Einer, der von Kritikern als Teil der U15- "Beutegemeinschaft" gesehen wurde, ist Jan-Hendrik Olbertz, Präsident der Humboldt-Universität in Berlin. Angesprochen auf den neuen Frieden in der HRK sagt er: "Frieden ist nicht ganz das richtige Wort, es gab vorher schließlich keinen Krieg. Aber es gab Anspannung und Ängste. Wir dürfen uns nicht in Einzelinteressen zerfleischen, das wurde jetzt erkannt". Die geänderte Tonlage ändert allerdings nichts an der Existenz von U15: Mit den "starken, sichtbaren Universitäten" könne man Interessen vertreten, die letztlich alle betreffen. Zumindest mache man nicht "Politik gegen die anderen", so Olbertz. Den Umgang mit der Vielfalt der Hochschulen müsse man in der HRK auch noch "üben".

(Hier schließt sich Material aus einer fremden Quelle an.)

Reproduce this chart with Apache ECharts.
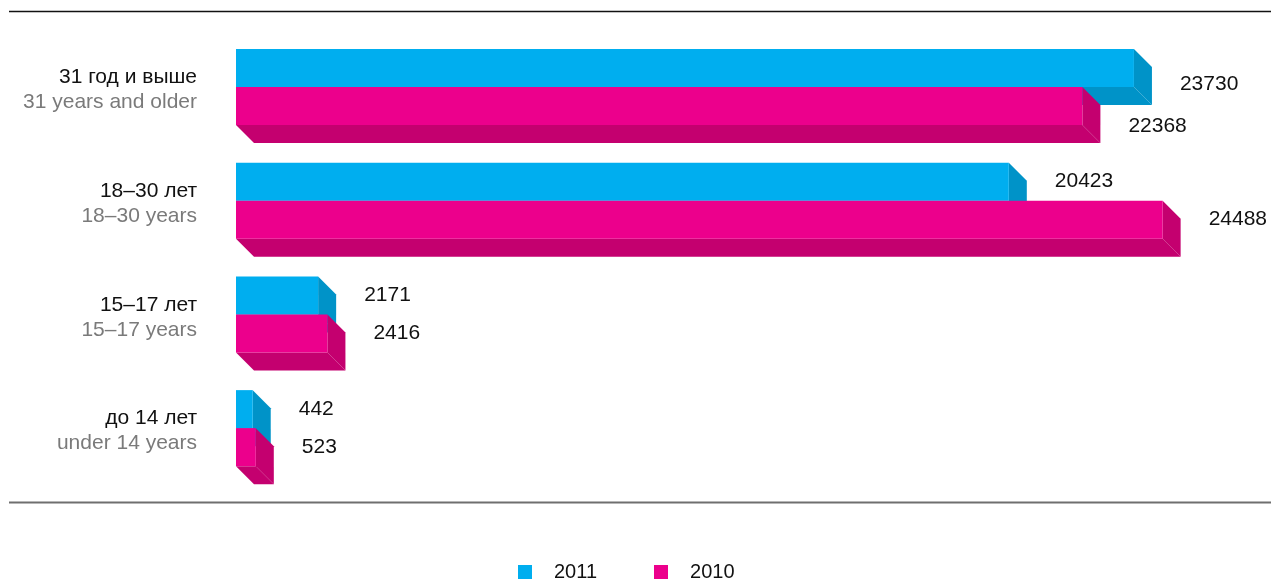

Fraglich ist, wie lange die Freundlichkeit anhält. Derzeit geht es viel um Taktik, um Befindlichkeiten - die Entscheidungen über das große Geld kommen noch. 2017 endet die Exzellenzinitiative, die Politik überlegt sich gerade ein Nachfolgemodell. Der Wissenschaftsrat hat ein Konzept erstellt. Tenor: Nicht jede Hochschule solle künftig alles aufbieten, Rektoren müssten "Profile" auch abseits der Forschung entwickeln. Heißt im Umkehrschluss: Von den großen Forschungstöpfen wird nur eine kleine Gruppe profitieren. Zudem könnte es wieder Mittel für ganze Standorte geben, wie die sogenannten Elite-Universitäten. Wer förderungswürdig ist und wer nicht, muss irgendwann feststehen - und dann könnte die Harmonie in der HRK schnell vergessen sein.